For anyone interested in the various survival stories from around the world in different periods in history, one common factor that contributes to a survival situation has to be the combination of luck and sheer personal resilience. The following is a glimpse into three of the most talked-about survival stories on the web.
This recent survival story emerged from Queensland Australia reveals one of the most iconic survival stories of all time.
Stephen Currie had to endure temperatures of more than 40-degrees and was forced to hunt butterflies, extract water from the holes, and scavenge for wild fruits when fighting for his life. On December 29, 2013, Stephen Currie was reported missing by his family and was subsequently officially listed as missing by local authorities.
However, rescue teams had to give up the search for Stephen after three long weeks. No one expected him ever to emerge alive from the woods, but 28 days after going missing, Stephen was found disoriented and in pretty bad shape walking on a remote track some 10 km from a Western Tableland town; he was only wearing a pair of shorts at the time. Mareeba, Police Department’s senior constable, told reporters that Stephen’s decision to follow the Walsh River eventually saved his life.
Perhaps the most agonizing situation for any pet lover would be to find yourself faced with a choice to either sacrifice your beloved pet animal or put yourself at risk. But this is precisely what trekker Marco Lavoie had to do when his campsite was attacked and destroyed by a bear along with his limited provisions, 800 kilometers northwest of Montreal.
Lavoie was in fact on a three-month trekking and climbing trip in the Canadian wilderness along with his pet dog when the vicious bear attacked him. Remarkably Lavoie’s life was saved by his German Shepherd who chased the bear away after a fierce fight. After finding himself without food and water, Lavoie was forced to kill his beloved dog only a few days later. The devastated trekker was found in November last year, suffering from hypothermia and severe dehydration, and had lost more than 40 kilograms.

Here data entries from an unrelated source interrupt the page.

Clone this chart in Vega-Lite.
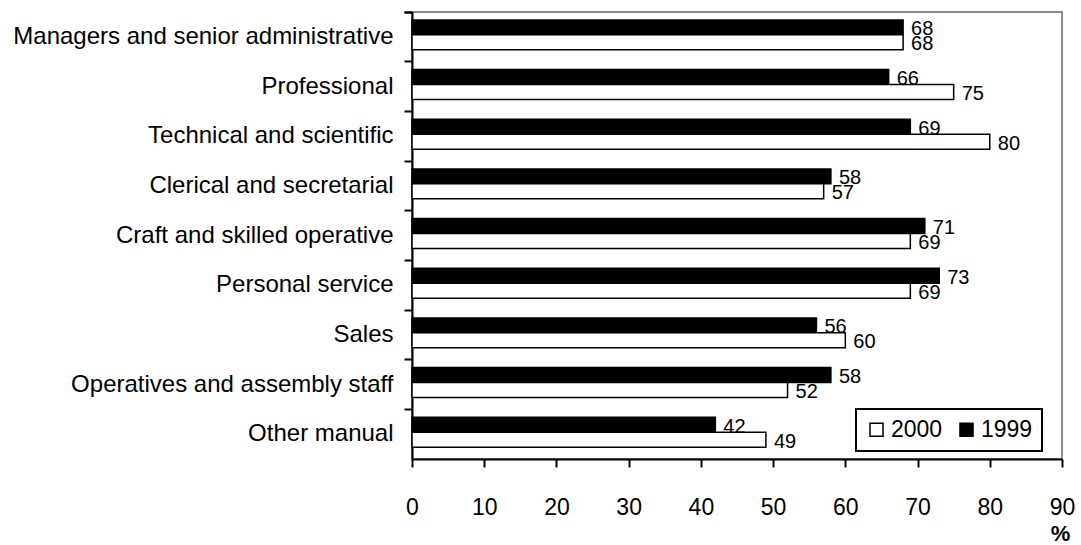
{
  "$schema": "https://vega.github.io/schema/vega-lite/v6.json",
  "width": 650,
  "height": 447,
  "autosize": {"type": "none"},
  "padding": {"left": 412, "top": 12, "right": 19, "bottom": 86},
  "background": "white",
  "config": {
    "font": "Liberation Sans",
    "view": {"stroke": "#8c8c8c", "strokeWidth": 2},
    "axis": {"grid": false, "domainColor": "black", "tickColor": "black", "labelColor": "black", "titleColor": "black", "domainWidth": 2, "tickWidth": 2}
  },
  "data": {
    "values": [
      {"occupation": "Managers and senior administrative", "year": "1999", "value": 68},
      {"occupation": "Managers and senior administrative", "year": "2000", "value": 68},
      {"occupation": "Professional", "year": "1999", "value": 66},
      {"occupation": "Professional", "year": "2000", "value": 75},
      {"occupation": "Technical and scientific", "year": "1999", "value": 69},
      {"occupation": "Technical and scientific", "year": "2000", "value": 80},
      {"occupation": "Clerical and secretarial", "year": "1999", "value": 58},
      {"occupation": "Clerical and secretarial", "year": "2000", "value": 57},
      {"occupation": "Craft and skilled operative", "year": "1999", "value": 71},
      {"occupation": "Craft and skilled operative", "year": "2000", "value": 69},
      {"occupation": "Personal service", "year": "1999", "value": 73},
      {"occupation": "Personal service", "year": "2000", "value": 69},
      {"occupation": "Sales", "year": "1999", "value": 56},
      {"occupation": "Sales", "year": "2000", "value": 60},
      {"occupation": "Operatives and assembly staff", "year": "1999", "value": 58},
      {"occupation": "Operatives and assembly staff", "year": "2000", "value": 52},
      {"occupation": "Other manual", "year": "1999", "value": 42},
      {"occupation": "Other manual", "year": "2000", "value": 49}
    ]
  },
  "encoding": {
    "y": {
      "field": "occupation",
      "type": "nominal",
      "sort": ["Managers and senior administrative", "Professional", "Technical and scientific", "Clerical and secretarial", "Craft and skilled operative", "Personal service", "Sales", "Operatives and assembly staff", "Other manual"],
      "scale": {"paddingInner": 0, "paddingOuter": 0},
      "axis": {"title": null, "labelFontSize": 24, "labelPadding": 11, "tickSize": 8, "bandPosition": 0, "tickExtra": true, "labelLimit": 0}
    },
    "yOffset": {
      "field": "year",
      "type": "nominal",
      "sort": ["1999", "2000"],
      "scale": {"paddingInner": 0, "paddingOuter": 0.657, "align": 0.4}
    }
  },
  "layer": [
    {
      "mark": {"type": "bar", "stroke": "black", "strokeWidth": 1.5},
      "encoding": {
        "x": {
          "field": "value",
          "type": "quantitative",
          "scale": {"domain": [0, 90], "nice": false},
          "axis": {"values": [0, 10, 20, 30, 40, 50, 60, 70, 80, 90], "labelFlush": false, "labelFontSize": 23, "labelPadding": 29, "tickSize": 8, "title": "%", "titleFontSize": 22, "titleFontWeight": "bold", "titleX": 648, "titleY": 81, "titleBaseline": "alphabetic", "titleAlign": "center"}
        },
        "color": {
          "field": "year",
          "type": "nominal",
          "scale": {"domain": ["2000", "1999"], "range": ["white", "black"]},
          "legend": {"title": null, "orient": "none", "legendX": 444, "legendY": 397, "direction": "horizontal", "strokeColor": "black", "fillColor": "white", "padding": 9, "symbolType": "square", "symbolSize": 170, "symbolStrokeColor": "black", "symbolStrokeWidth": 1.5, "labelFontSize": 23, "labelColor": "black", "labelOffset": 3, "columnPadding": 12, "encode": {"legend": {"update": {"strokeWidth": {"value": 2}}}}}
        }
      }
    },
    {
      "mark": {"type": "text", "align": "left", "baseline": "middle", "dx": 8, "dy": 2, "fontSize": 20, "color": "black"},
      "encoding": {
        "x": {"field": "value", "type": "quantitative"},
        "text": {"field": "value", "type": "quantitative"}
      }
    }
  ]
}
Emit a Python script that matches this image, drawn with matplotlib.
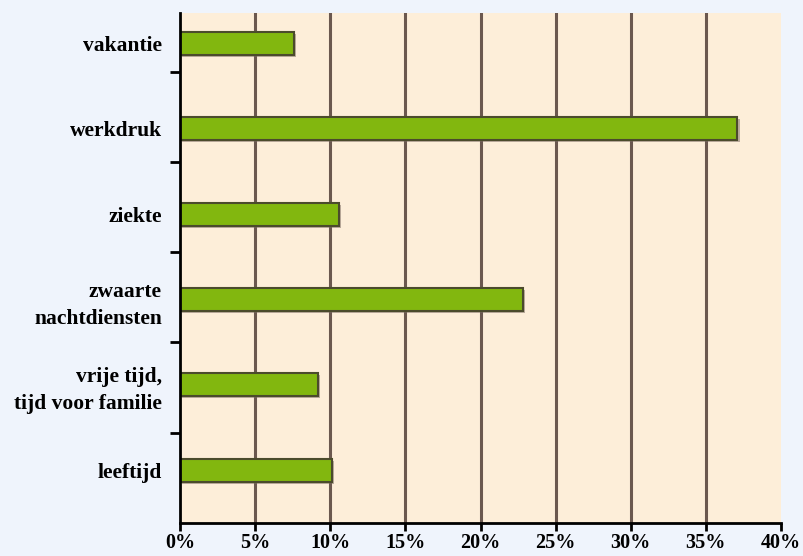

Trayhurn and his diving mate Geoff Tosio lost their way at sea when they found themselves stranded off the NSW Mid-North Coast after the anchor line snapped from their dive boat. Both men soon realized that they were alone at sea and that there was no help coming anytime soon; Mr. Trayhurn decided to take some pictures using his camera with a waterproof casing. However not long after they had both lost all hope of being rescued, the duo was spotted by a tanker and were picked up.
The crew on this vessel then handed them over to the police who escorted them back to their dive boat. However, the end of their ordeal was not over yet. Their dive boat quickly capsized as they tried to cross the port’s treacherous area known as Wooli Bar. Both men were exhausted as they found themselves back in the sea and had to swim back to safety.
They lost the camera during the struggle, but miraculously it was found fully functional nearly four years later in 2010.